** start **
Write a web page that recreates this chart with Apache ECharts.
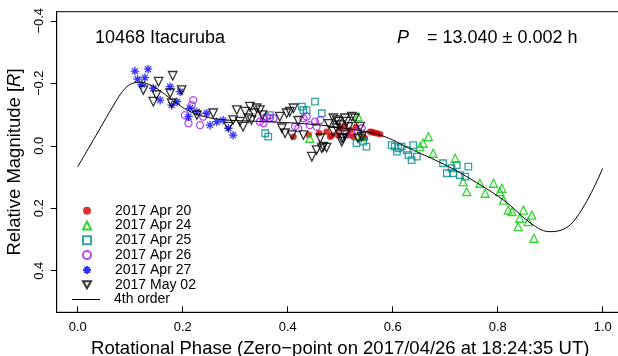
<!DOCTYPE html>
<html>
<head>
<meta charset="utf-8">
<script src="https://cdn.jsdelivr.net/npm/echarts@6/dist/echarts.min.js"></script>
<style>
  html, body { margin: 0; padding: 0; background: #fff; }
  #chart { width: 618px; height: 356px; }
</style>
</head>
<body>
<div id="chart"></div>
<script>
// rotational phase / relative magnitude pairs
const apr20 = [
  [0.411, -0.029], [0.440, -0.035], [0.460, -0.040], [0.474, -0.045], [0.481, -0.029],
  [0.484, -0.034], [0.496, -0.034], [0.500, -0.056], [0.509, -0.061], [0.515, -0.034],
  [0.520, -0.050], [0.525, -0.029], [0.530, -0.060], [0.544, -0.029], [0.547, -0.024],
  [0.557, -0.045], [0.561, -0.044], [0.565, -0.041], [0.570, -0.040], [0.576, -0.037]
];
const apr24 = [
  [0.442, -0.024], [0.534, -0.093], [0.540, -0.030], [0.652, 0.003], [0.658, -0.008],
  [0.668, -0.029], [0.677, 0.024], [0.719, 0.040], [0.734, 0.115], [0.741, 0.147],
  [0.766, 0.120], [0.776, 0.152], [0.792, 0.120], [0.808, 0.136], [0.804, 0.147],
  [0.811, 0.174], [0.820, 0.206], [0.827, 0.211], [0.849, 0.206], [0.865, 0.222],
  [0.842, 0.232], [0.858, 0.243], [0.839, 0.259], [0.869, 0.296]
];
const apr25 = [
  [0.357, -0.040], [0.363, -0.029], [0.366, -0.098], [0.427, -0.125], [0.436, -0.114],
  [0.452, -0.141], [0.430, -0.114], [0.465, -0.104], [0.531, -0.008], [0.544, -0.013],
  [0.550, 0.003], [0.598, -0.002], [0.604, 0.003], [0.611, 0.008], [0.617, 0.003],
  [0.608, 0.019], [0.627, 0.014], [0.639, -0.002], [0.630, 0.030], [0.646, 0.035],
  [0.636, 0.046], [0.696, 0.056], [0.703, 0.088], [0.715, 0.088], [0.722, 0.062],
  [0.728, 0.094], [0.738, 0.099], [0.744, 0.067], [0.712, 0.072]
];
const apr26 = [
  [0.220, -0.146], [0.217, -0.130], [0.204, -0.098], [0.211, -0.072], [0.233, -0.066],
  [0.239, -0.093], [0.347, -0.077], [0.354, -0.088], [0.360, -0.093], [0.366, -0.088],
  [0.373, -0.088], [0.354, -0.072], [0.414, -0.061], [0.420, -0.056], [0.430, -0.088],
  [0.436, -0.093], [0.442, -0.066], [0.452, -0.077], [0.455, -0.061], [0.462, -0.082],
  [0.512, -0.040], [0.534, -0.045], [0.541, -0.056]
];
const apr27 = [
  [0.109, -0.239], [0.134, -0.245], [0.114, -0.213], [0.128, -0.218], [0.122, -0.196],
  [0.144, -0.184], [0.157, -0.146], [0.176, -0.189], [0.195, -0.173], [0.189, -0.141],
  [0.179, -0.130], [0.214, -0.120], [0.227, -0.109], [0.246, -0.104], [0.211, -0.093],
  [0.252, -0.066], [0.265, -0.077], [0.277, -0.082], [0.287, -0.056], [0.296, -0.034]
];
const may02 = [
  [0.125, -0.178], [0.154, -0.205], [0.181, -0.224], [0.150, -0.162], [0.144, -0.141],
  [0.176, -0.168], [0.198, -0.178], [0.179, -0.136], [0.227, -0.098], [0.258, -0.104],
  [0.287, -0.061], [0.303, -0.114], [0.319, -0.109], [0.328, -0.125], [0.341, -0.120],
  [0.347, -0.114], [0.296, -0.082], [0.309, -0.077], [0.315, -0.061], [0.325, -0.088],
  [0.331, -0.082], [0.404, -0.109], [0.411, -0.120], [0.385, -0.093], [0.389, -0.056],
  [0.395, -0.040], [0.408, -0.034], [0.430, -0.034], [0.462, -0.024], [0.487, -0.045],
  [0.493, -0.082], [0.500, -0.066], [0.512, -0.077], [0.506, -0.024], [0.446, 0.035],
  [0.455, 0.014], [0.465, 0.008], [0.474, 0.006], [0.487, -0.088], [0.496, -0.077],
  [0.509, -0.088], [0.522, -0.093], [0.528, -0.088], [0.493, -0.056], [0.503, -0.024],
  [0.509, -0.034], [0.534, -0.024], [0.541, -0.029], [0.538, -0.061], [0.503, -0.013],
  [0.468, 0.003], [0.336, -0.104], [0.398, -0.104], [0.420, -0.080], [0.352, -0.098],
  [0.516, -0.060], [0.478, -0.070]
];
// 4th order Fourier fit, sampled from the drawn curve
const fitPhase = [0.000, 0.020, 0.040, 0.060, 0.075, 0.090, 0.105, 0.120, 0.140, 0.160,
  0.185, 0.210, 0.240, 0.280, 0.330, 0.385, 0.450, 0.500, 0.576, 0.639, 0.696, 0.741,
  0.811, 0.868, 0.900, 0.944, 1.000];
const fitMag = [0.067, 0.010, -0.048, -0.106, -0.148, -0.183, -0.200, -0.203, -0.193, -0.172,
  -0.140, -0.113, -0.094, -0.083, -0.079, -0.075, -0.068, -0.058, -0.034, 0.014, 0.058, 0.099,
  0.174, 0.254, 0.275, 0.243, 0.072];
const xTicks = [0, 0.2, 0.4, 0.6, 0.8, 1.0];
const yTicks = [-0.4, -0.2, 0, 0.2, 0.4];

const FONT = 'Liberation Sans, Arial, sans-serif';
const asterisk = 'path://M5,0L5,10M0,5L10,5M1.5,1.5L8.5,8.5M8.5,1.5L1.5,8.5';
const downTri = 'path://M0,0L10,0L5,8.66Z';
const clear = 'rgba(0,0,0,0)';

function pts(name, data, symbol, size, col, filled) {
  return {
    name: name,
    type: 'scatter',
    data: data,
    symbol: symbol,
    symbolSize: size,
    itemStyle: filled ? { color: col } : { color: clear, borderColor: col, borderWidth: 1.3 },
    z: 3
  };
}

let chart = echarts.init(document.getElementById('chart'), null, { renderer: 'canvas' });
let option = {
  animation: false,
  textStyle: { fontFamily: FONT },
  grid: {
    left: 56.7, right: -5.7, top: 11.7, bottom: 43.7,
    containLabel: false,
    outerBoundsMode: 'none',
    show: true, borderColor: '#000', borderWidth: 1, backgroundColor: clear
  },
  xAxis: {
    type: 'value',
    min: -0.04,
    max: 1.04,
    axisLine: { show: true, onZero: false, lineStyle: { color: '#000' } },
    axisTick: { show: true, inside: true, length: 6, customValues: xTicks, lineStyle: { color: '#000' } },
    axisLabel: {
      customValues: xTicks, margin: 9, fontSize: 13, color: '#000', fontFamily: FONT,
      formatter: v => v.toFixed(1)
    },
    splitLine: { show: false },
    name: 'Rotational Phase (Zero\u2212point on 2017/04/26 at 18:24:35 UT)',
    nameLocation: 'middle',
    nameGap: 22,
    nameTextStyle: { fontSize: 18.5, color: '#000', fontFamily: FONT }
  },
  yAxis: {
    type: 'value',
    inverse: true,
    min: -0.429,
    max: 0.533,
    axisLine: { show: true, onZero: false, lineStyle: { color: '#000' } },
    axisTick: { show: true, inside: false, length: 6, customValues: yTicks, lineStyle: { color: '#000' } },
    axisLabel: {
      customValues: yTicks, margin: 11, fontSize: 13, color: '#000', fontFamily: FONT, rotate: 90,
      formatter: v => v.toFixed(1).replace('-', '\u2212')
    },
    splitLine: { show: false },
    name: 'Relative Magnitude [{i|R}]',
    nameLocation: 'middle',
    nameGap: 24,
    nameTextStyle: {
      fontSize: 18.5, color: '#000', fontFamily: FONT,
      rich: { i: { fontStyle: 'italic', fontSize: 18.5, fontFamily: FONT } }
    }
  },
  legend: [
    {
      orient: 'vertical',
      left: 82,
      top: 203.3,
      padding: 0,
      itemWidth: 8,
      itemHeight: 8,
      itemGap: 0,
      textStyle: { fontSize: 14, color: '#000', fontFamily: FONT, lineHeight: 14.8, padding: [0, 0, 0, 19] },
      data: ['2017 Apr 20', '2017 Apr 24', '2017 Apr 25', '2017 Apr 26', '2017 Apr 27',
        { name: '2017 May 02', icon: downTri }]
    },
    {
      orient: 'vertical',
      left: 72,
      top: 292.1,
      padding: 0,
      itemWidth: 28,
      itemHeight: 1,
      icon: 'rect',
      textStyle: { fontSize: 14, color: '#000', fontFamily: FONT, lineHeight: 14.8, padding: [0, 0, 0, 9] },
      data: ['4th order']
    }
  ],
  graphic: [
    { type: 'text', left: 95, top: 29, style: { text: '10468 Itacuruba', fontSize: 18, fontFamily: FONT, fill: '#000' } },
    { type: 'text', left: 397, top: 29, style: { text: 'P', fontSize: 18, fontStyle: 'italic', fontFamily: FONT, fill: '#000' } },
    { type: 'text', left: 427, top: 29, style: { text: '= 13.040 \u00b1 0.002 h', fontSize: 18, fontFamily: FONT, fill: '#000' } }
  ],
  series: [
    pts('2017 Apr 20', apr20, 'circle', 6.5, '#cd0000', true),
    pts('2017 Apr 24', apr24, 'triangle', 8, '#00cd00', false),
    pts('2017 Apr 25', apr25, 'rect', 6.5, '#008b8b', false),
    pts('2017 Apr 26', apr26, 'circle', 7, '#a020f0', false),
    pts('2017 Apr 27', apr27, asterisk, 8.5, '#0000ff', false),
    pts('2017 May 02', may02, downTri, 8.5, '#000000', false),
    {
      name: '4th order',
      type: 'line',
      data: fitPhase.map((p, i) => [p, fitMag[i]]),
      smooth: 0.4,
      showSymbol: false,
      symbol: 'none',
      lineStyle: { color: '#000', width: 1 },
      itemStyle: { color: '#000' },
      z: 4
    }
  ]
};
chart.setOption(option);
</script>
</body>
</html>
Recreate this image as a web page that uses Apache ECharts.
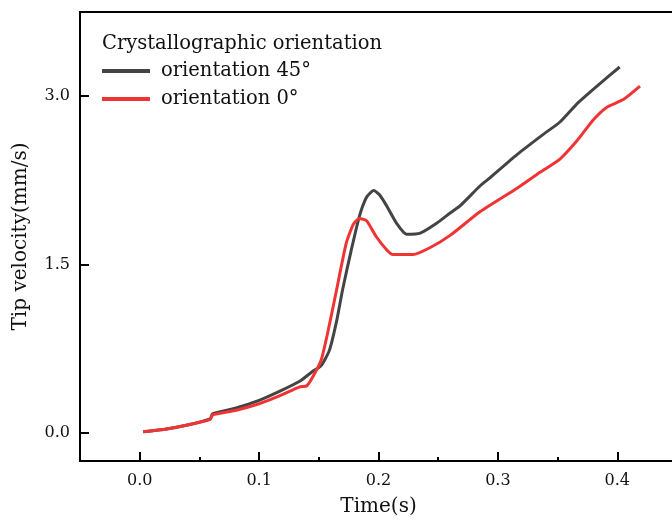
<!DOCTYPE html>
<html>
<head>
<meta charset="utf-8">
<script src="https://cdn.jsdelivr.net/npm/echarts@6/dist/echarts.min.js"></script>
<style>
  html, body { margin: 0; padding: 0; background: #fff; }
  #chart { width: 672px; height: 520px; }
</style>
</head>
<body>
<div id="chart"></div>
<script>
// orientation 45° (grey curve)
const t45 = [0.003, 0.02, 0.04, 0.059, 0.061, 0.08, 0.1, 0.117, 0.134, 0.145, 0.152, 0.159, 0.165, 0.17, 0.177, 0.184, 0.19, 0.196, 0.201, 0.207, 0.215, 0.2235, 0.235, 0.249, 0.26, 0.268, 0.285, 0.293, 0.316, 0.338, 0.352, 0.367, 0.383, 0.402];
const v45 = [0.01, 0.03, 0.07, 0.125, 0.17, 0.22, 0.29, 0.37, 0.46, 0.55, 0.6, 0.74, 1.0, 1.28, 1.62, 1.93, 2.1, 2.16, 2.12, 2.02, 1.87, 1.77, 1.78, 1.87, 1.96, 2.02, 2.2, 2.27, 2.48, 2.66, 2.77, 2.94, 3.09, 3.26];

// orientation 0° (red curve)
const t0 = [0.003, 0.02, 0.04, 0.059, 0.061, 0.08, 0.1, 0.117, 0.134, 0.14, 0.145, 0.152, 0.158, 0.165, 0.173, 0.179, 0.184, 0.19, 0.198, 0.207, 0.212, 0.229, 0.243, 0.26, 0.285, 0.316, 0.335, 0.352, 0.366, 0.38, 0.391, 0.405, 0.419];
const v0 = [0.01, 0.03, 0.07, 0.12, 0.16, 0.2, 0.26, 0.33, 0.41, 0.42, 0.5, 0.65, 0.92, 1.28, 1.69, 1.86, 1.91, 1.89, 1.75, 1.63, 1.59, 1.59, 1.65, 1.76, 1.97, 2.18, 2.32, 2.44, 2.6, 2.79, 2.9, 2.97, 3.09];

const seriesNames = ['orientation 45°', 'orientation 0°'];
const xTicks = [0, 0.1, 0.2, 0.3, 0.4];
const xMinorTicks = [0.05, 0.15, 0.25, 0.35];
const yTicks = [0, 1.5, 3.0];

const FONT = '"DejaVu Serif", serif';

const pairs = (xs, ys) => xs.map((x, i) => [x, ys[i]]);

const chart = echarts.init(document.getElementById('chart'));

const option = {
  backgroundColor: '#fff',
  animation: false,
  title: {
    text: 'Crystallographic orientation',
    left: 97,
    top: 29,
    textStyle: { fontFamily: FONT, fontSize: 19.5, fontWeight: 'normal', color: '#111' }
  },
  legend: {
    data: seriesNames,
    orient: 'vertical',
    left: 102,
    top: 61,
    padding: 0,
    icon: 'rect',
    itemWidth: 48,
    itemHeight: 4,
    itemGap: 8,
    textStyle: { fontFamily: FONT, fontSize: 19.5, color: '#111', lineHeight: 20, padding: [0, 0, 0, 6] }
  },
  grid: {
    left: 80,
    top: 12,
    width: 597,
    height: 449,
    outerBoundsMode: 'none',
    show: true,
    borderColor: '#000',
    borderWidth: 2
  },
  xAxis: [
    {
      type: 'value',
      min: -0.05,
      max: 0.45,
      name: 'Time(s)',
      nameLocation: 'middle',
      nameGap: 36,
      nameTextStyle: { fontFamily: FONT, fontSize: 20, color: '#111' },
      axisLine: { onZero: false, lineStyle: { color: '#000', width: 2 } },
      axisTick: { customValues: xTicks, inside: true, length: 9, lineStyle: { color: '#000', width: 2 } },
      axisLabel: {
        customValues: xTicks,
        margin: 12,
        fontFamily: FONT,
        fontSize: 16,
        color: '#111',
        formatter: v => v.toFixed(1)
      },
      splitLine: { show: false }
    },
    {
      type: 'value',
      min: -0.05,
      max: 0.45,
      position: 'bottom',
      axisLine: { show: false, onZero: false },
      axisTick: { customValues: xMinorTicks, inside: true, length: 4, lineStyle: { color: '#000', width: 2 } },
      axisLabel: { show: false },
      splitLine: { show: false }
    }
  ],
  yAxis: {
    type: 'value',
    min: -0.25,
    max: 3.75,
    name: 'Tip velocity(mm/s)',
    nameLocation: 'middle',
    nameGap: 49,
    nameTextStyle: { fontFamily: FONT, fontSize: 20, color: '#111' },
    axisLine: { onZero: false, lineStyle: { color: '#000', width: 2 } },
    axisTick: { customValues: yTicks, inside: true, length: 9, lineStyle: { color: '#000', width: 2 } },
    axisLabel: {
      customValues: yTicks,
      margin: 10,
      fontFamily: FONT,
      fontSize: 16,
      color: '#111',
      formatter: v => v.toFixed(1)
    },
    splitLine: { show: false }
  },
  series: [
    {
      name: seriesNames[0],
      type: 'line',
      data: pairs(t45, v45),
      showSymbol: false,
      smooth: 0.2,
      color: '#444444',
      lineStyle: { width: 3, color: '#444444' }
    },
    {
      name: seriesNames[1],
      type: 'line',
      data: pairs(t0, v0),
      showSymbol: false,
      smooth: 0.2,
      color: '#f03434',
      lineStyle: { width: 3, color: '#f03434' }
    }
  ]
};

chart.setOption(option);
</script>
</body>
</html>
** end **
Exercise requirements:
Above this task is a listing with pictures in it. Retype only the lines from the one containing "Recreate this image" through the one containing "const chart = echarts.init(document.getElementById('chart'));", both included, and not the pictures.

Task solution:
Recreate this image as a web page that uses Apache ECharts.
<!DOCTYPE html>
<html>
<head>
<meta charset="utf-8">
<script src="https://cdn.jsdelivr.net/npm/echarts@6/dist/echarts.min.js"></script>
<style>
  html, body { margin: 0; padding: 0; background: #fff; }
  #chart { width: 672px; height: 520px; }
</style>
</head>
<body>
<div id="chart"></div>
<script>
// orientation 45° (grey curve)
const t45 = [0.003, 0.02, 0.04, 0.059, 0.061, 0.08, 0.1, 0.117, 0.134, 0.145, 0.152, 0.159, 0.165, 0.17, 0.177, 0.184, 0.19, 0.196, 0.201, 0.207, 0.215, 0.2235, 0.235, 0.249, 0.26, 0.268, 0.285, 0.293, 0.316, 0.338, 0.352, 0.367, 0.383, 0.402];
const v45 = [0.01, 0.03, 0.07, 0.125, 0.17, 0.22, 0.29, 0.37, 0.46, 0.55, 0.6, 0.74, 1.0, 1.28, 1.62, 1.93, 2.1, 2.16, 2.12, 2.02, 1.87, 1.77, 1.78, 1.87, 1.96, 2.02, 2.2, 2.27, 2.48, 2.66, 2.77, 2.94, 3.09, 3.26];

// orientation 0° (red curve)
const t0 = [0.003, 0.02, 0.04, 0.059, 0.061, 0.08, 0.1, 0.117, 0.134, 0.14, 0.145, 0.152, 0.158, 0.165, 0.173, 0.179, 0.184, 0.19, 0.198, 0.207, 0.212, 0.229, 0.243, 0.26, 0.285, 0.316, 0.335, 0.352, 0.366, 0.38, 0.391, 0.405, 0.419];
const v0 = [0.01, 0.03, 0.07, 0.12, 0.16, 0.2, 0.26, 0.33, 0.41, 0.42, 0.5, 0.65, 0.92, 1.28, 1.69, 1.86, 1.91, 1.89, 1.75, 1.63, 1.59, 1.59, 1.65, 1.76, 1.97, 2.18, 2.32, 2.44, 2.6, 2.79, 2.9, 2.97, 3.09];

const seriesNames = ['orientation 45°', 'orientation 0°'];
const xTicks = [0, 0.1, 0.2, 0.3, 0.4];
const xMinorTicks = [0.05, 0.15, 0.25, 0.35];
const yTicks = [0, 1.5, 3.0];

const FONT = '"DejaVu Serif", serif';

const pairs = (xs, ys) => xs.map((x, i) => [x, ys[i]]);

const chart = echarts.init(document.getElementById('chart'));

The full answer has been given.